Scott Andrew Anderson of Fargo, N.D., will be sentenced Jan. 6, and Mitchell Phillip Fink of Tenney, Minn., will be sentenced Dec. 15. Court proceedings are still pending on two other men indicted in the case. A tenth person was set to be indicted, but was the victim of a double homicide in Fargo in November 2013.

Because of their criminal histories, Ascheman, Fink, Anderson, and a fourth man have all been identified as career criminals which may carry a sentence of 360 months to life in prison.

Dingman said this is the largest drug case the sheriff’s office has worked on recently, and that many of the drugs that were part of the investigation were being handled by suspects in Stevens County.

Because the case was a “historical conspiracy” case, the investigation to put the pieces together took about 21 months. Officers did some drug buys, but primarily focused on interviews and investigations to build the scope of the case, Dingman said.

And there was also a little bit of luck involved. On Dec. 24, 2013, a South Dakota State Patrol officer conducting a routine traffic stop uncovered another 42 pounds of methamphetamine coming into the state for delivery to one of the defendants. That methamphetamine originated from a cartel in Mexico.

“To be quite honest, sometimes investigations like this take getting lucky,” said Dingman.

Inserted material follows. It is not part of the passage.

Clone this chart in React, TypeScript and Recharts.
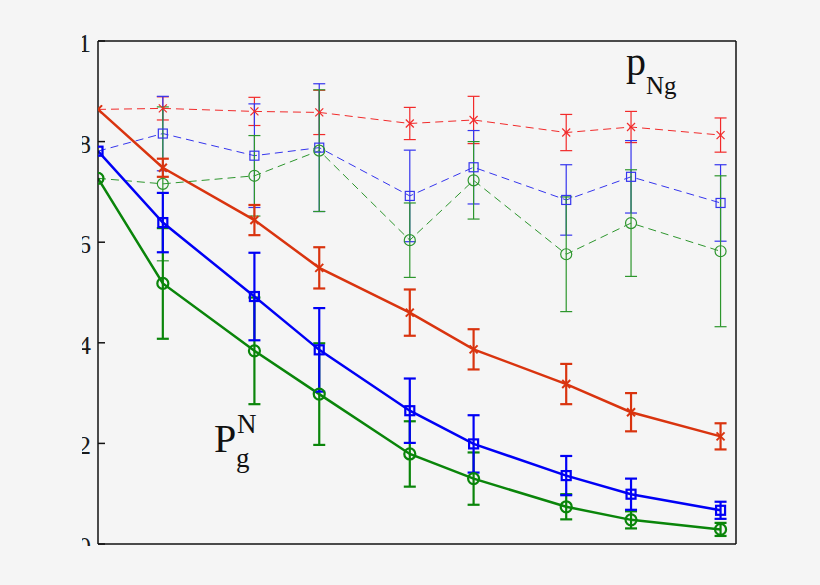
import React from "react";
import { LineChart, Line, XAxis, YAxis, ErrorBar } from "recharts";

// x positions of the nine samples
const xs = [0, 3.15, 7.6, 10.75, 15.15, 18.25, 22.75, 25.9, 30.25];
const xTicks = [5, 10, 15, 20, 25, 30];
const yTicks = [0, 0.2, 0.4, 0.6, 0.8, 1];

// solid curves, P_g^N
const solidRed = [0.864, 0.748, 0.644, 0.549, 0.46, 0.387, 0.318, 0.262, 0.214];
const solidRedErr = [null, 0.018, 0.03, 0.041, 0.046, 0.04, 0.04, 0.038, 0.026];
const solidBlue = [0.781, 0.639, 0.492, 0.386, 0.265, 0.199, 0.136, 0.099, 0.067];
const solidBlueErr = [null, 0.059, 0.087, 0.083, 0.064, 0.057, 0.039, 0.031, 0.017];
const solidGreen = [0.727, 0.518, 0.384, 0.298, 0.179, 0.13, 0.074, 0.048, 0.029];
const solidGreenErr = [null, 0.11, 0.106, 0.101, 0.065, 0.052, 0.025, 0.017, 0.013];

// dashed curves, p_Ng
const dashRed = [0.864, 0.866, 0.86, 0.858, 0.836, 0.843, 0.818, 0.829, 0.813];
const dashRedErr = [null, 0.023, 0.028, 0.044, 0.032, 0.047, 0.036, 0.031, 0.034];
const dashBlue = [0.781, 0.816, 0.772, 0.788, 0.692, 0.749, 0.684, 0.73, 0.678];
const dashBlueErr = [null, 0.074, 0.103, 0.127, 0.091, 0.073, 0.07, 0.072, 0.076];
const dashGreen = [0.727, 0.716, 0.732, 0.782, 0.604, 0.723, 0.576, 0.638, 0.582];
const dashGreenErr = [null, 0.153, 0.08, 0.121, 0.074, 0.077, 0.114, 0.106, 0.15];

const rows = xs.map((x, i) => ({
  x,
  sRed: solidRed[i],
  sRedErr: solidRedErr[i],
  sBlue: solidBlue[i],
  sBlueErr: solidBlueErr[i],
  sGreen: solidGreen[i],
  sGreenErr: solidGreenErr[i],
  dRed: dashRed[i],
  dRedErr: dashRedErr[i],
  dBlue: dashBlue[i],
  dBlueErr: dashBlueErr[i],
  dGreen: dashGreen[i],
  dGreenErr: dashGreenErr[i],
}));

const RED = "#d9340f";
const BLUE = "#0000f5";
const GREEN = "#0a850a";
const RED_D = "#f22a2a";
const BLUE_D = "#3535ee";
const GREEN_D = "#2d962d";

const SERIF = "'Liberation Serif', 'DejaVu Serif', serif";
const BG = "#f5f5f5";
const INK = "#111";

type MarkProps = { cx?: number; cy?: number; color: string; w: number };

function XMark({ cx, cy, color, w }: MarkProps) {
  if (cx == null || cy == null) return null;
  const s = 4;
  return (
    <g stroke={color} strokeWidth={w} fill="none">
      <line x1={cx - s} y1={cy - s} x2={cx + s} y2={cy + s} />
      <line x1={cx - s} y1={cy + s} x2={cx + s} y2={cy - s} />
    </g>
  );
}

function SquareMark({ cx, cy, color, w }: MarkProps) {
  if (cx == null || cy == null) return null;
  const s = 4.5;
  return <rect x={cx - s} y={cy - s} width={s * 2} height={s * 2} stroke={color} strokeWidth={w} fill="none" />;
}

function CircleMark({ cx, cy, color, w }: MarkProps) {
  if (cx == null || cy == null) return null;
  return <circle cx={cx} cy={cy} r={5.5} stroke={color} strokeWidth={w} fill="none" />;
}

const dot = (Mark: typeof XMark, color: string, w: number, name: string) => (p: any) =>
  <Mark key={`${name}-${p.index}`} cx={p.cx} cy={p.cy} color={color} w={w} />;

// y labels; the original figure is cropped on the left and bottom
function YTick(props: any) {
  const { x, y, payload, index } = props;
  const id = `yclip-${index}`;
  const label = payload.value === 0 || payload.value === 1 ? String(payload.value) : payload.value.toFixed(1);
  return (
    <g>
      <clipPath id={id}>
        <rect x={82} y={y - 30} width={x - 82 + 6} height={Math.min(60, 546 - (y - 30))} />
      </clipPath>
      <text x={x} y={y + 11} textAnchor="end" fontFamily={SERIF} fontSize={26} fill="#1a1a1a" clipPath={`url(#${id})`}>
        {label}
      </text>
    </g>
  );
}

export default function App() {
  return (
    <div style={{ position: "fixed", left: 0, top: 0, width: 820, height: 585, background: BG }}>
      <LineChart width={820} height={585} data={rows} margin={{ top: 40, right: 83, bottom: 40, left: 38 }}>
        <XAxis
          dataKey="x"
          type="number"
          domain={[0, 31]}
          ticks={xTicks}
          allowDataOverflow
          height={1}
          tick={false}
          tickSize={-7}
          stroke={INK}
          strokeWidth={1.5}
        />
        <XAxis
          xAxisId="top"
          orientation="top"
          type="number"
          domain={[0, 31]}
          ticks={xTicks}
          allowDataOverflow
          height={1}
          tick={false}
          tickSize={-7}
          stroke={INK}
          strokeWidth={1.5}
        />
        <YAxis
          type="number"
          domain={[0, 1]}
          ticks={yTicks}
          allowDataOverflow
          width={60}
          tickSize={-7}
          tickMargin={14}
          tick={<YTick />}
          stroke={INK}
          strokeWidth={1.5}
        />
        <YAxis
          yAxisId="right"
          orientation="right"
          type="number"
          domain={[0, 1]}
          ticks={yTicks}
          allowDataOverflow
          width={1}
          tick={false}
          tickSize={-7}
          stroke={INK}
          strokeWidth={1.5}
        />

        <Line dataKey="dRed" stroke={RED_D} strokeWidth={1} strokeDasharray="8 5" isAnimationActive={false} dot={dot(XMark, RED_D, 1.2, "dr")} activeDot={false}>
          <ErrorBar dataKey="dRedErr" width={6} stroke={RED_D} strokeWidth={1.2} direction="y" />
        </Line>
        <Line dataKey="dBlue" stroke={BLUE_D} strokeWidth={1} strokeDasharray="8 5" isAnimationActive={false} dot={dot(SquareMark, BLUE_D, 1.2, "db")} activeDot={false}>
          <ErrorBar dataKey="dBlueErr" width={6} stroke={BLUE_D} strokeWidth={1.2} direction="y" />
        </Line>
        <Line dataKey="dGreen" stroke={GREEN_D} strokeWidth={1} strokeDasharray="8 5" isAnimationActive={false} dot={dot(CircleMark, GREEN_D, 1.2, "dg")} activeDot={false}>
          <ErrorBar dataKey="dGreenErr" width={6} stroke={GREEN_D} strokeWidth={1.2} direction="y" />
        </Line>

        <Line dataKey="sRed" stroke={RED} strokeWidth={2.5} isAnimationActive={false} dot={dot(XMark, RED, 2, "sr")} activeDot={false}>
          <ErrorBar dataKey="sRedErr" width={6} stroke={RED} strokeWidth={2.2} direction="y" />
        </Line>
        <Line dataKey="sGreen" stroke={GREEN} strokeWidth={2.5} isAnimationActive={false} dot={dot(CircleMark, GREEN, 2.2, "sg")} activeDot={false}>
          <ErrorBar dataKey="sGreenErr" width={6} stroke={GREEN} strokeWidth={2.2} direction="y" />
        </Line>
        <Line dataKey="sBlue" stroke={BLUE} strokeWidth={2.5} isAnimationActive={false} dot={dot(SquareMark, BLUE, 2.2, "sb")} activeDot={false}>
          <ErrorBar dataKey="sBlueErr" width={6} stroke={BLUE} strokeWidth={2.2} direction="y" />
        </Line>
      </LineChart>

      <svg width={820} height={585} style={{ position: "absolute", left: 0, top: 0, pointerEvents: "none" }}>
        <g fontFamily={SERIF} fill={INK}>
          <text x={214} y={452} fontSize={40}>P</text>
          <text x={237} y={433} fontSize={27}>N</text>
          <text x={236} y={467} fontSize={27}>g</text>
          <text x={626} y={75} fontSize={40}>p</text>
          <text x={646} y={94} fontSize={25}>Ng</text>
        </g>
      </svg>
    </div>
  );
}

They also require help and patience from members of the community who provide information or express concerns and hope to see results, Dingman said.

Despite the extent of these indictments, Dingman said that he doesn’t believe methamphetamine is as big of a problem in the community as it was during the peak in the early 2000s.

Meth is still definitely here and causing problems, but there are also other drugs that, in my opinion, may be causing as much or more problems than meth,” said Dingman.

The Stevens County Sheriff’s Office, Minnesota Bureau of Criminal Apprehension, West Central Drug Task Force, North Dakota Bureau of Criminal Investigations, and a federal Drug Enforcement Administration Task Force based in Fargo were all involved with this investigation.